Reciprocal taxes: Is Trump riding the Harley-Davidson case again?
Trump has, in recent days, spoken a number of times about the 50% duty that New Delhi levies on the motorbikes that Harley-Davidson, an American company, sells in India.world Updated: Mar 03, 2018 08:58 IST
US president Donald Trump on Friday threatened to slap “reciprocal taxes” on countries that levy high tariffs on imports from America, citing a case and rate he has used frequently to make his point regarding bilateral trade with India.

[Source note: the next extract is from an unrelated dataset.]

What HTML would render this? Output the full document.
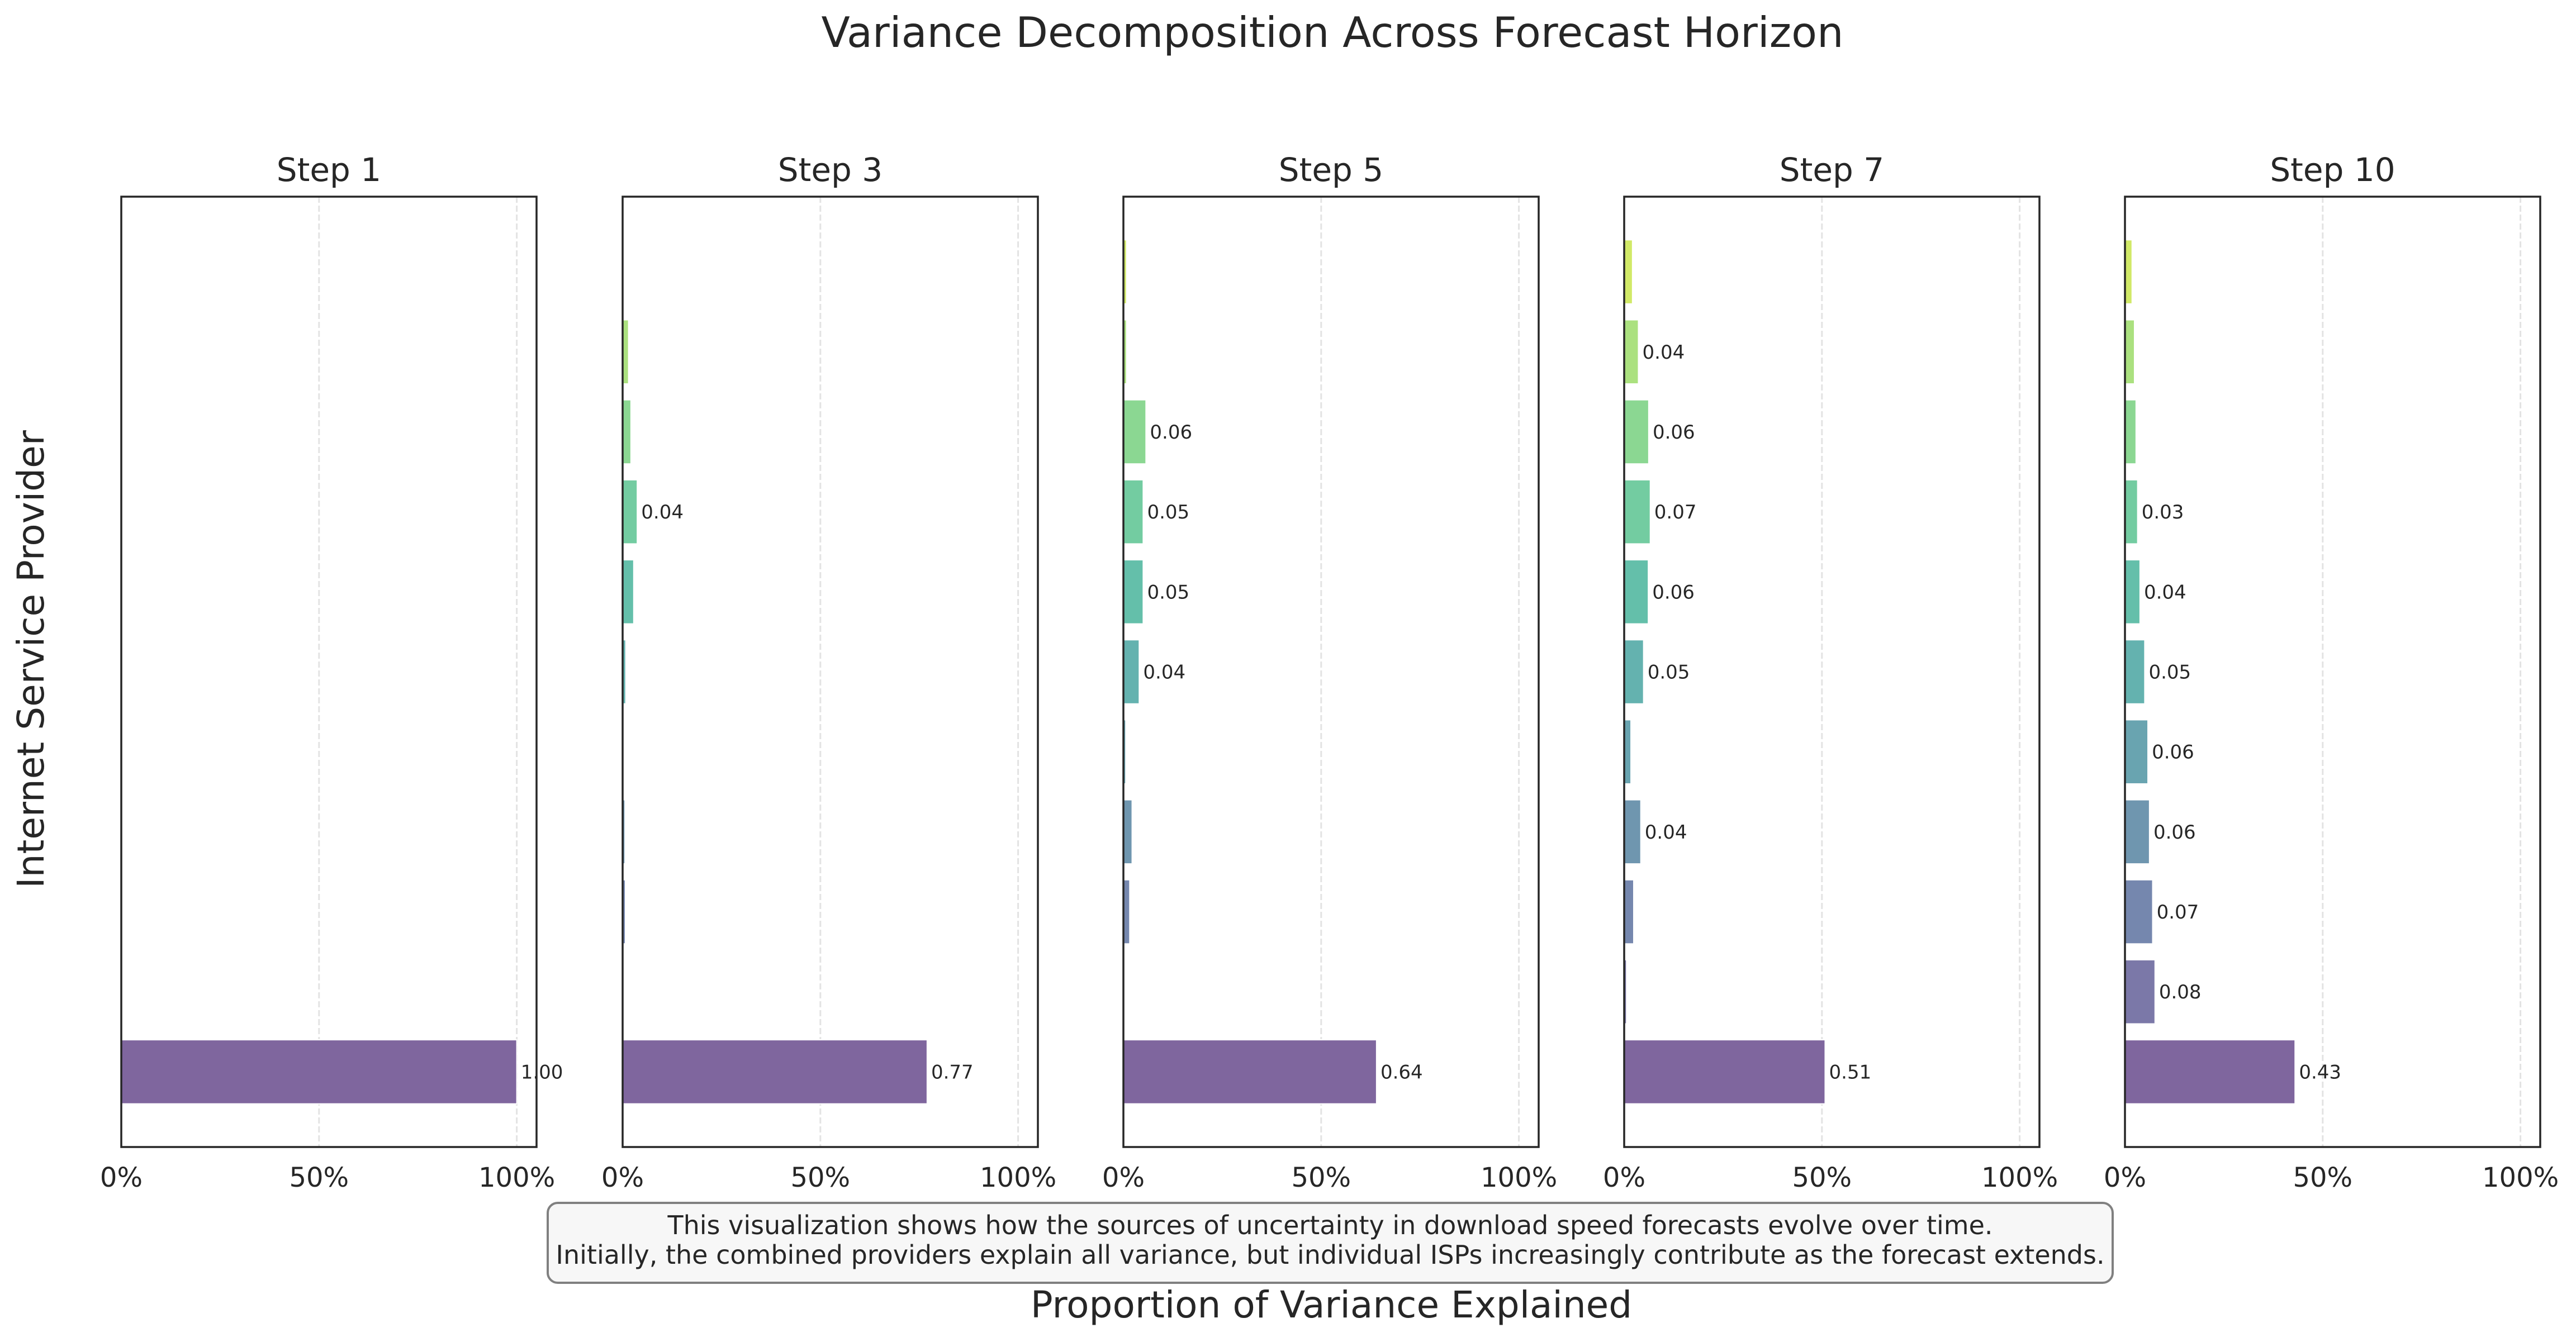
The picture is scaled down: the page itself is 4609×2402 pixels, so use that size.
<!DOCTYPE html>
<html><head><meta charset="utf-8">
<style>
html,body{margin:0;padding:0;background:#fff;}
svg{display:block;font-family:"DejaVu Sans","Liberation Sans",sans-serif;}
</style></head>
<body>
<svg id="chart" width="4609" height="2402" viewBox="0 0 4609 2402" xmlns="http://www.w3.org/2000/svg">
<rect width="4609" height="2402" fill="#fff"/>
<text x="2384" y="84" font-size="75" text-anchor="middle" fill="#262626">Variance Decomposition Across Forecast Horizon</text>
<text transform="translate(78,1180) rotate(-90)" font-size="66" text-anchor="middle" fill="#262626">Internet Service Provider</text>
<g>
<rect x="980" y="2153" width="2800" height="143" rx="18" fill="#f7f7f7" stroke="#808080" stroke-width="4"/>
<text x="2380" y="2209" font-size="46" text-anchor="middle" fill="#262626">This visualization shows how the sources of uncertainty in download speed forecasts evolve over time.</text>
<text x="2380" y="2262" font-size="46" text-anchor="middle" fill="#262626">Initially, the combined providers explain all variance, but individual ISPs increasingly contribute as the forecast extends.</text>
</g>
<text x="2382" y="2358" font-size="66" text-anchor="middle" fill="#262626">Proportion of Variance Explained</text>
<g id="panels"></g>
</svg>
<script>
// Data: index 0 = bottom bar (combined), index 10 = top bar
const steps = ["Step 1","Step 3","Step 5","Step 7","Step 10"];
const step1 = [1.00,0,0,0,0,0,0,0,0,0,0];
const step3 = [0.77,0.002,0.007,0.006,0,0.008,0.028,0.037,0.021,0.015,0];
const step5 = [0.64,0.003,0.016,0.022,0.006,0.04,0.05,0.05,0.057,0.008,0.008];
const step7 = [0.508,0.006,0.024,0.042,0.017,0.049,0.061,0.066,0.062,0.036,0.021];
const step10 = [0.43,0.076,0.07,0.062,0.058,0.05,0.038,0.032,0.028,0.024,0.018];
const xTicks = [0, 0.5, 1.0];
const xTickLabels = ["0%","50%","100%"];

const series = [step1, step3, step5, step7, step10];
const NS = "http://www.w3.org/2000/svg";
const panelLefts = [217, 1114, 2010, 2906, 3802];
const PW = 743, PT = 352, PB = 2053, XMAX = 1.05, YMIN = -0.94, YMAX = 10.94;
const vir = ["#440154","#482475","#414487","#355f8d","#2a788e","#21918c","#22a884","#44bf70","#7ad151","#bddf26","#fde725"];
function hex(c){return [parseInt(c.slice(1,3),16),parseInt(c.slice(3,5),16),parseInt(c.slice(5,7),16)];}
function viridis(t){
  const p=t*10, i=Math.min(9,Math.floor(p)), f=p-i;
  const a=hex(vir[i]), b=hex(vir[i+1]);
  return a.map((v,k)=>Math.round((v+(b[k]-v)*f)*0.7+255*0.3));
}
function yPix(v){return PB-(v-YMIN)/(YMAX-YMIN)*(PB-PT);}
function mk(tag, attrs, parent){
  const e=document.createElementNS(NS,tag);
  for(const k in attrs) e.setAttribute(k,attrs[k]);
  parent.appendChild(e); return e;
}
const root=document.getElementById("panels");
series.forEach((vals, p)=>{
  const L=panelLefts[p];
  const xPix=v=>L+v/XMAX*PW;
  const g=mk("g",{},root);
  
  
  xTicks.forEach((t,i)=>{
    if(t>0){
      const gl=mk("line",{x1:xPix(t),x2:xPix(t),y1:PT,y2:PB,stroke:"#e3e3e3","stroke-width":3,"stroke-dasharray":"11,5"},g);
      
      
    }
    const tl=mk("text",{x:xPix(t),y:2124,"font-size":48,"text-anchor":"middle",fill:"#262626"},g);
    tl.textContent=xTickLabels[i];
    
    
  });
  vals.forEach((v,i)=>{
    const c=viridis(0.1+0.8*i/10);
    const yc=yPix(i);
    const b=mk("rect",{x:xPix(0),y:yc-0.4*(PB-PT)/(YMAX-YMIN),width:Math.max(0,xPix(v)-xPix(0)),height:0.8*(PB-PT)/(YMAX-YMIN),fill:`rgb(${c})`,stroke:"#fff","stroke-width":2},g);
    
    
    if(v>=0.03){
      const lb=mk("text",{x:xPix(v+0.01),y:yc+12,"font-size":34,fill:"#262626"},g);
      lb.textContent=v.toFixed(2);
      
      
    }
  });
  const fr=mk("rect",{x:L,y:PT,width:PW,height:PB-PT,fill:"none",stroke:"#262626","stroke-width":3.5},g);
  
  
  const ti=mk("text",{x:L+PW/2,y:324,"font-size":58,"text-anchor":"middle",fill:"#262626"},g);
  ti.textContent=steps[p];
  
  
});
</script>
</body></html>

“When a country taxes our products coming in at, say, 50 per cent, and we tax the same product coming into our country at ZERO, not fair or smart,” Trump tweeted on Friday, a day after announcing that he would impose 25% and 10% tariffs on steel and aluminum imports respectively next week. It is feared that such a move will lead to a trade war.
“We will soon be starting RECIPROCAL TAXES so that we will charge the same thing as they charge us. $800 Billion Trade Deficit-have no choice!” he added in the post.
Trump has, in recent days, spoken a number of times about the 50% duty that New Delhi levies on the motorbikes that Harley-Davidson, an American company, sells in India. And, each time, he has made it a point to add that the United States levies “zero” duty — or “nothing” — on motorbikes imported from India.
Here is what he told state governors at a White House meeting earlier this week, bringing up a phone conversation with Prime Minister Narendra Modi: “Now, the prime minister, who I think is a fantastic man, called me the other day. ‘He said, ‘We are lowering it (tariff on Harley-Davidson) to 50 per cent.’ I said, ‘Okay, but so far we’re getting nothing.’ So we get nothing, he gets 50 (per cent), and they think we’re doing – like they’re doing us a favour. That’s not a favour. And you know what I’m talking about.”
It wasn’t clear from Friday’s tweet if the US president plans to levy a matching import duty on Indian motorbikes when he threatened “reciprocal taxes”.
The steel and aluminum tariff rates he will announce next week are linked to his larger campaign promise to cut the US trade deficit of $800 billion (in 2015). Based on an investigation ordered by Trump to probe its cause and recommend remedies, the US department of commerce determined that deficits in steel and aluminum trade “threaten to impair national security”. It recommended 24% tariff on steel imports from all countries or 53% from the 12 major suppliers (including India). Trump is going for a global tariff but at a higher rate of 25%.
The suggestions for aluminum were 7.7% global and 23.6% on some countries. However, he is going for global at 10%.